A special event for Secondary Schools studying the First World War on Monday 9th November 2015.
The aim of ‘Spark of Interest – the First World War’ is to reinvigorate an interest amongst students in the First World War, using different themes and angles to approach the topic or expand on what they already know. The day comprises of short, well researched talks by ERO experts and guests. All talks will include primary sources.
Cost: £10 per student. One teacher/adult supervisor free per 10 students. Additional adults £10 each. Bookings can be taken for whole classes or for smaller groups.
Students from years 7-11 should be accompanied by a teacher. A level students may attend on their own.

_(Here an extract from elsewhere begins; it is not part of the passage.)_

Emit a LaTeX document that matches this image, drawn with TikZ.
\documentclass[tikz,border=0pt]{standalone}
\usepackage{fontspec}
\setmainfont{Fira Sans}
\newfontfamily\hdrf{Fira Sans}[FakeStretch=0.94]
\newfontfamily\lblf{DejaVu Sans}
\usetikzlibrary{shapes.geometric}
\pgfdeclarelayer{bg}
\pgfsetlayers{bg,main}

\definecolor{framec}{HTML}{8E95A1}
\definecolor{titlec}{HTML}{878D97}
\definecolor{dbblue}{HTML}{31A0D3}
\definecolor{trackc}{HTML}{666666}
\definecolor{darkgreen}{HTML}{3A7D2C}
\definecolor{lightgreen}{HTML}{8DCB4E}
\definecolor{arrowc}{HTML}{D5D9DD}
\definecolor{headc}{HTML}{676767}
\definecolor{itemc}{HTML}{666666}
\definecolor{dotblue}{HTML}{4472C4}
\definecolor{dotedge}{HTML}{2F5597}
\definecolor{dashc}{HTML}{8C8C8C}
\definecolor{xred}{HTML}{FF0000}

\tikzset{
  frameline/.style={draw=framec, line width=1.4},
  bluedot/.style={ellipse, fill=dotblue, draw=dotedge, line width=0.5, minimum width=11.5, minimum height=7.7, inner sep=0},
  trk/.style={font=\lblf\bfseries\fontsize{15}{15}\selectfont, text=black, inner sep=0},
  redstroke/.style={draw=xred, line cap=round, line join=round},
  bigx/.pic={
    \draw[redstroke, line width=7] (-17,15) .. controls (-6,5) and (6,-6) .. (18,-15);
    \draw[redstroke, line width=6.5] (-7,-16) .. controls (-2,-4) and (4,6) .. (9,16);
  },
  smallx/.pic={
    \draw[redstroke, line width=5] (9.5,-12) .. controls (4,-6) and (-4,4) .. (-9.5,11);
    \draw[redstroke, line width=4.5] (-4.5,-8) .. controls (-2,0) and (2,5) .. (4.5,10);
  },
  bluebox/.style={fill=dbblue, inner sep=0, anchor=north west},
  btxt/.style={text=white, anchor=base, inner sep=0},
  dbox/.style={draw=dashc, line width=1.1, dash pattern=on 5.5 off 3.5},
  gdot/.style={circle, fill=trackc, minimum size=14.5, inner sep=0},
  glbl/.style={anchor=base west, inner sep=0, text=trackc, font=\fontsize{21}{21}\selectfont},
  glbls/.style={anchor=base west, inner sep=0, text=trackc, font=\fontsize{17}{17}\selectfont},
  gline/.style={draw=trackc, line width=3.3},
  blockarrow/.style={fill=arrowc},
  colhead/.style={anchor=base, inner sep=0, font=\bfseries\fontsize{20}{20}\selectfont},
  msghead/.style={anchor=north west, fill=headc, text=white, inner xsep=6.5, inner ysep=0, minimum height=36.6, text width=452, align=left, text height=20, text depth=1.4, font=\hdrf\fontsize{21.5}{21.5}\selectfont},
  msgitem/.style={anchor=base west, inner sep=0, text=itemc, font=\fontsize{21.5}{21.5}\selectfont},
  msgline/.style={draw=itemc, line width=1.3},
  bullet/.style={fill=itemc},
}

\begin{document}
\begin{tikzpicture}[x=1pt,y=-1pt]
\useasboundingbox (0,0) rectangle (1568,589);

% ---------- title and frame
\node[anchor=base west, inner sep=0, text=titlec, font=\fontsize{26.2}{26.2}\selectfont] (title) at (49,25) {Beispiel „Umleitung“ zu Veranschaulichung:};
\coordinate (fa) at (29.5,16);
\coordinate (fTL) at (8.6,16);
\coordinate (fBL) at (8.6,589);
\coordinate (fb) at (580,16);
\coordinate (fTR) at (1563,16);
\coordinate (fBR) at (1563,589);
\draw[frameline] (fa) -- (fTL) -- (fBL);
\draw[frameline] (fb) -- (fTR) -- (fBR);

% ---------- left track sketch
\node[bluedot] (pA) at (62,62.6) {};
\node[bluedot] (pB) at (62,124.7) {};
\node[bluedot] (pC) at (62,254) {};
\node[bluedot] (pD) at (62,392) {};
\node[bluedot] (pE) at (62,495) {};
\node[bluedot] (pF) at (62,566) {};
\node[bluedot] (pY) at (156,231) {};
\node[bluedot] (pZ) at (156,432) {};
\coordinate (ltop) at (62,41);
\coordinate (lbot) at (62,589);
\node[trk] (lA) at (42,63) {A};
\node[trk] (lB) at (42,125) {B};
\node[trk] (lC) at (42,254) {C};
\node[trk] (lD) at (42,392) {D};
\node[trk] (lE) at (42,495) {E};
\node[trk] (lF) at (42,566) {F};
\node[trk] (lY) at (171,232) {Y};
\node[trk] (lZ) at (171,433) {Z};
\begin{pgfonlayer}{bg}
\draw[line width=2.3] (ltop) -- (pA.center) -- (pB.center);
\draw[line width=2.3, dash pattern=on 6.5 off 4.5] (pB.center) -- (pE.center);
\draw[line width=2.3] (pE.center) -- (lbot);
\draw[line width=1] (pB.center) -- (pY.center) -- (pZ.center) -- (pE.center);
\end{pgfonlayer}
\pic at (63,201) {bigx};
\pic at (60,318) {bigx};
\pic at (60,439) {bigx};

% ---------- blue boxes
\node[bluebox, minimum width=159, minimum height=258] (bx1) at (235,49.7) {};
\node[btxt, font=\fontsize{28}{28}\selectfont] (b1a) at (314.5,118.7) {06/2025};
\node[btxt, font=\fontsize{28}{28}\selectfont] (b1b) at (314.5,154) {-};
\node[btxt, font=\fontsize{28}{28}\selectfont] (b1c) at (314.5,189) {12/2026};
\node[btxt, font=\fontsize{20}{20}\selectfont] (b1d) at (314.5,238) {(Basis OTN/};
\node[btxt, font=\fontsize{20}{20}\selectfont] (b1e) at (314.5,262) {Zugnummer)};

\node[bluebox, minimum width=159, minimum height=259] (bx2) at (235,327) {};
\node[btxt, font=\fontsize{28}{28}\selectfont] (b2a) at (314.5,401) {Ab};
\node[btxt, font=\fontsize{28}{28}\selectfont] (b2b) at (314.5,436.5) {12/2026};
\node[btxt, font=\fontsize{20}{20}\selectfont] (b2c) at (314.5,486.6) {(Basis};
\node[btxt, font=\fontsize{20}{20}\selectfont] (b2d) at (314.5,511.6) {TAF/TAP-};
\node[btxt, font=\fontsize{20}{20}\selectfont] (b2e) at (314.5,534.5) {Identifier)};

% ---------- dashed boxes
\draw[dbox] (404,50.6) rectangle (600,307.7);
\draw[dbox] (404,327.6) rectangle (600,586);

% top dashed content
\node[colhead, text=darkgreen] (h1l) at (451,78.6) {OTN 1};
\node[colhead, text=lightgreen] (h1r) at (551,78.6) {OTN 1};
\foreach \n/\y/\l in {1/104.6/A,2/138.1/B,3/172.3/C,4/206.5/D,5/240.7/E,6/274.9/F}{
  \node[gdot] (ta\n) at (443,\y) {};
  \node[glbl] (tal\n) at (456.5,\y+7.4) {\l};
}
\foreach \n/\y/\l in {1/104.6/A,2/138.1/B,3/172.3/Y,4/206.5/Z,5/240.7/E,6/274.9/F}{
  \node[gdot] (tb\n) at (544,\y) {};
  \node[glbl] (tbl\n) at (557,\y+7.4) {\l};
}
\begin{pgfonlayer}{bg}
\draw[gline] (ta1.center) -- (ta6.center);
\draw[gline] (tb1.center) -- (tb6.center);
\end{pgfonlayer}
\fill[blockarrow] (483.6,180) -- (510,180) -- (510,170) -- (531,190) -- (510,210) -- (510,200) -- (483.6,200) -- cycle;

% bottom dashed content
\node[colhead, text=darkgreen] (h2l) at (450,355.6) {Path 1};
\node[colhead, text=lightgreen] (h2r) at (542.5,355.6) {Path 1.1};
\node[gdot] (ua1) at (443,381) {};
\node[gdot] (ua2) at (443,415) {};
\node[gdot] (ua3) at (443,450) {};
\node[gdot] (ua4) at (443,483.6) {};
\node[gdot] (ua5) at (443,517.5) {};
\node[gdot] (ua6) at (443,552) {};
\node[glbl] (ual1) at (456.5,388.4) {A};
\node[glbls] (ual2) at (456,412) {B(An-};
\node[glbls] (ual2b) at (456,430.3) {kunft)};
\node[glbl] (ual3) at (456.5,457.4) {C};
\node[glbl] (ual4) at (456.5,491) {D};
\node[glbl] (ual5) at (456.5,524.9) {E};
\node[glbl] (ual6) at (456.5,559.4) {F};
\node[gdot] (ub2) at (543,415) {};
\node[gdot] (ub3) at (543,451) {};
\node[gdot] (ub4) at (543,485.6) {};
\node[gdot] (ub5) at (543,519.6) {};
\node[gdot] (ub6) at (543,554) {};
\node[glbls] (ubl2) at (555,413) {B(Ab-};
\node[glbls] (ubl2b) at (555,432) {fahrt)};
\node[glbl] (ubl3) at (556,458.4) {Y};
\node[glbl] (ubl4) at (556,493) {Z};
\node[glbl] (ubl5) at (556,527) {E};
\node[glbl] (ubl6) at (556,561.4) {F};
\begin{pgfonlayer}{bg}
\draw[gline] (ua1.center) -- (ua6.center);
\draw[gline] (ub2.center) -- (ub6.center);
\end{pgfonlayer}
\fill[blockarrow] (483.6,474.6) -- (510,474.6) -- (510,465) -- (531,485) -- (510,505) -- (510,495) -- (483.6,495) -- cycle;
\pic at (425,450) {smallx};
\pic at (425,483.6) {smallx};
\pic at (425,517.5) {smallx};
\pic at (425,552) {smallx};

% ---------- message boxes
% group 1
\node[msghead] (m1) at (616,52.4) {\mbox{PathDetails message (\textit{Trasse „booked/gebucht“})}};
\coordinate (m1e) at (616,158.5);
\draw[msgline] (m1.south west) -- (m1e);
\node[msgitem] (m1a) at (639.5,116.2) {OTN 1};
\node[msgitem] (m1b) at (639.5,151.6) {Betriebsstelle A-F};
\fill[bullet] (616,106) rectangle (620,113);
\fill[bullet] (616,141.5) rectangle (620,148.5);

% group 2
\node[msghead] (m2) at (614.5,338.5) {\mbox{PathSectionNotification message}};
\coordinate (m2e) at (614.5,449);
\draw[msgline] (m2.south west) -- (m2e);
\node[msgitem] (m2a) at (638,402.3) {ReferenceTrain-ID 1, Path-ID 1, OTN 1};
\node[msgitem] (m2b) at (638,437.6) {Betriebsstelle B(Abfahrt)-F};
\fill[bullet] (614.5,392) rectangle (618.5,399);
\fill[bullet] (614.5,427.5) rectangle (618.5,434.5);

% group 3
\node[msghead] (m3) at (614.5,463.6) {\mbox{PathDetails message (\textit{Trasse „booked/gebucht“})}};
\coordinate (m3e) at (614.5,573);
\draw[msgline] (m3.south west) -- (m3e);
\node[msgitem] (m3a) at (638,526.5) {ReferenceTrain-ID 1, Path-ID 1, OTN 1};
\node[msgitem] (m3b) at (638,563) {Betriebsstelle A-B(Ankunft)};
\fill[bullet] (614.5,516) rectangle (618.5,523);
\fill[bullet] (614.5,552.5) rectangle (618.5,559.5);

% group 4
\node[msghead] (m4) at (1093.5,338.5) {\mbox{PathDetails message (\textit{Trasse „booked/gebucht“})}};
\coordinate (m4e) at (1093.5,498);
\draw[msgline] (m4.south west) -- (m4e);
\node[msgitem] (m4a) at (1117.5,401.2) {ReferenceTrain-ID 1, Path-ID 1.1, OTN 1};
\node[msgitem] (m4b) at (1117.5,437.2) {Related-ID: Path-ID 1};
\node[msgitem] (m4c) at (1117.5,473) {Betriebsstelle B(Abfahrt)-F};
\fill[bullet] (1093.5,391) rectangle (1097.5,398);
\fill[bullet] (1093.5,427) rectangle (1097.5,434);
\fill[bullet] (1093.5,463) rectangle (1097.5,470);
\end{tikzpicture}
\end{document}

How to book: please e-mail email@example.com or telephone 03330132500
You can also download our FREE First World War resource pack to start using Essex primary sources in your classroom.

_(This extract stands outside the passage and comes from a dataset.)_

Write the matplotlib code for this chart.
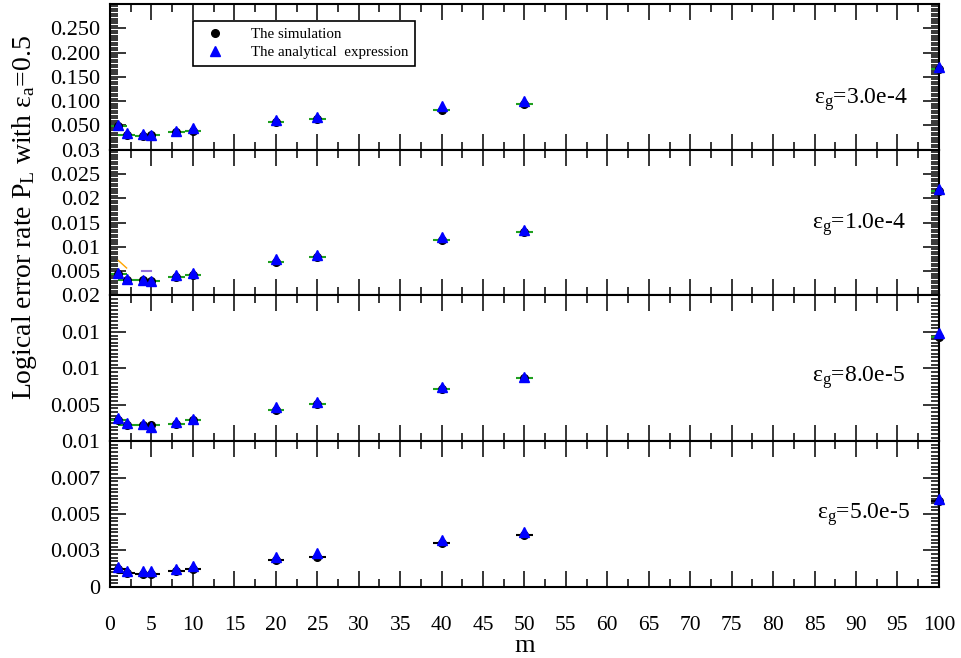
import numpy as np
import matplotlib
matplotlib.use('Agg')
import matplotlib.pyplot as plt
from matplotlib.ticker import FixedLocator, FixedFormatter, MultipleLocator, AutoMinorLocator

plt.rcParams['font.family'] = 'Liberation Serif'
plt.rcParams['mathtext.fontset'] = 'custom'
plt.rcParams['mathtext.rm'] = 'Liberation Serif'
plt.rcParams['mathtext.it'] = 'Liberation Serif:italic'

# m values
m = np.array([1, 2, 4, 5, 8, 10, 20, 25, 40, 50, 100])

# eps_g = 3.0e-4
sim_30e5 = [0.048, 0.031, 0.029, 0.030, 0.036, 0.039, 0.0565, 0.0635, 0.082, 0.0945, 0.166]
ana_30e5 = [0.050, 0.035, 0.0325, 0.030, 0.038, 0.045, 0.061, 0.068, 0.0896, 0.1007, 0.170]
# eps_g = 1.0e-4
sim_10e5 = [0.0044, 0.0031, 0.0031, 0.0029, 0.0038, 0.0043, 0.0069, 0.0079, 0.0114, 0.0130, 0.0215]
ana_10e5 = [0.0047, 0.00345, 0.00324, 0.0029, 0.0043, 0.0046, 0.0074, 0.0083, 0.0121, 0.01345, 0.0219]
# eps_g = 8.0e-5
sim_8e5 = [0.00286, 0.00227, 0.0022, 0.0022, 0.0024, 0.00286, 0.0043, 0.0051, 0.0072, 0.0087, 0.0143]
ana_8e5 = [0.00317, 0.00249, 0.0024, 0.00195, 0.0026, 0.0031, 0.00467, 0.00535, 0.0075, 0.0088, 0.01487]
# eps_g = 5.0e-5
sim_5e5 = [0.00121, 0.00098, 0.00089, 0.00087, 0.00112, 0.00121, 0.00185, 0.00208, 0.0030, 0.00356, 0.0059]
ana_5e5 = [0.00135, 0.00112, 0.0011, 0.0011, 0.00121, 0.00144, 0.00203, 0.0023, 0.0032, 0.0038, 0.0060]

# stray segments in the 1.0e-4 panel
orange_x = [1, 2]
orange_y = [0.0072, 0.00565]
purple_x = [3.9, 4.9]
purple_y = [0.0051, 0.0051]

panels = [
    (sim_30e5, ana_30e5, 'green', r'$\mathrm{\varepsilon_g}$=3.0e-4', 0.3,
     [0, 0.05, 0.1, 0.15, 0.2, 0.25, 0.3], ['', '0.050', '0.100', '0.150', '0.200', '0.250', ''],
     (0.849, 0.315)),
    (sim_10e5, ana_10e5, 'green', r'$\mathrm{\varepsilon_g}$=1.0e-4', 0.03,
     [0, 0.005, 0.01, 0.015, 0.02, 0.025, 0.03], ['', '0.005', '0.01', '0.015', '0.02', '0.025', '0.03'],
     (0.847, 0.46)),
    (sim_8e5, ana_8e5, 'green', r'$\mathrm{\varepsilon_g}$=8.0e-5', 0.02,
     [0, 0.005, 0.01, 0.015, 0.02], ['', '0.005', '0.01', '0.01', '0.02'],
     (0.847, 0.41)),
    (sim_5e5, ana_5e5, 'black', r'$\mathrm{\varepsilon_g}$=5.0e-5', 0.01,
     [0, 0.0025, 0.005, 0.0075, 0.01], ['0', '0.003', '0.005', '0.007', '0.01'],
     (0.853, 0.47)),
]

fig, axes = plt.subplots(4, 1, sharex=True, figsize=(9.61, 6.58), dpi=100)
fig.subplots_adjust(left=0.1145, right=0.977, bottom=0.108, top=0.994, hspace=0)

for i, (ax, (sim, ana, segc, lab, ymax, yt, ytl, tpos)) in enumerate(zip(axes, panels)):
    ax.hlines(sim, m - 1, m + 1, color=segc if segc != 'green' else '#20a020', lw=1.5, zorder=2)
    ax.plot(m, sim, 'o', color='black', ms=5.5, clip_on=False, zorder=3, label='The simulation')
    ax.plot(m, ana, '^', color='blue', ms=7, clip_on=False, zorder=4, label='The analytical  expression')
    if i == 1:
        ax.plot(orange_x, orange_y, color='orange', lw=1)
        ax.plot(purple_x, purple_y, color='mediumpurple', lw=1.5)
    ax.set_ylim(0, ymax)
    ax.set_xlim(0, 100)
    ax.yaxis.set_major_locator(FixedLocator(yt))
    ax.yaxis.set_major_formatter(FixedFormatter(ytl))
    ax.yaxis.set_minor_locator(AutoMinorLocator(10))
    ax.xaxis.set_major_locator(MultipleLocator(5))
    ax.xaxis.set_minor_locator(MultipleLocator(2.5))
    ax.tick_params(which='both', direction='in', top=True, right=True, width=1.1)
    ax.tick_params(which='major', length=11.5)
    ax.tick_params(which='minor', length=6)
    ax.tick_params(axis='y', labelsize=16, pad=7)
    ax.tick_params(axis='x', labelsize=15.5, pad=21)
    for s in ax.spines.values():
        s.set_linewidth(1.5)
    ax.text(tpos[0], tpos[1], lab, transform=ax.transAxes, fontsize=17, va='baseline', ha='left')

axes[0].legend(loc='upper left', bbox_to_anchor=(0.100, 0.883), borderaxespad=0, fontsize=10.8,
               fancybox=False, edgecolor='black', framealpha=1, handletextpad=1.4,
               labelspacing=0.3, borderpad=0.45, handlelength=2.0)
axes[0].get_legend().get_frame().set_linewidth(1.2)

axes[-1].set_xlabel('m', fontsize=19, labelpad=0)
fig.text(0.025, 0.669, r'Logical error rate P$_\mathrm{L}$ with ε$_\mathrm{a}$=0.5',
         rotation=90, fontsize=20, ha='center', va='center')

plt.savefig('out.png', dpi=100)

Students can browse the temporary exhibition by The Last Poppy Project, which tells the story of individuals, families and communities during the First World War using local sources. Early birds can hear about the origins of the poppy as a symbol of the First World War and subsequent conflicts.
9.30-10.30 Richard Knight – Introduction to the First World War
At one hour this will be the longest talk of the day and equip students with an introduction or reminder of the events of the First World War, with a particular focus on the army and trench warfare. The talk is illustrated by a wealth of real and accurate replica artefacts from the era.
Carefully documenting his life Colonel Whitmore collected newspaper cuttings and took photographs. This wealthy and influential man strongly encouraged other members of his community to join the fight in the First World War in the beginning. He saw action himself – was shot twice and suffered shellshock. Through his story students can see the successes and regrets of this interesting, compassionate gentleman.
11.15-11.45 Grahame Harris – Aliens in Essex
The story of Essex residents perceived as ‘the enemy’ during the First World War.
11.45-12.15 Valina Bowman-Burns – War in the Air
Technology took leaps forward in the First World War and the newly invented aeroplane, previously the plaything of the rich and reckless, evolved into the reconnaissance, fighter and bomber that changed how wars were fought.
12.45-1.15 Martin Astell – First World War Recorded
Using the sound archive students will hear the recorded memories of people who lived through the First World War, including stories of zeppelin crashes and the first air raids.
1.15-1.45 Lawrence Barker – “INVASION! Though possible is somewhat improbable”
The words of a First World War poster alert the residents of coastal regions of Essex to their proximity to the Western Front. Students will be shown lesser known sources that tell us about the planning and preparations that were put in case of invasion.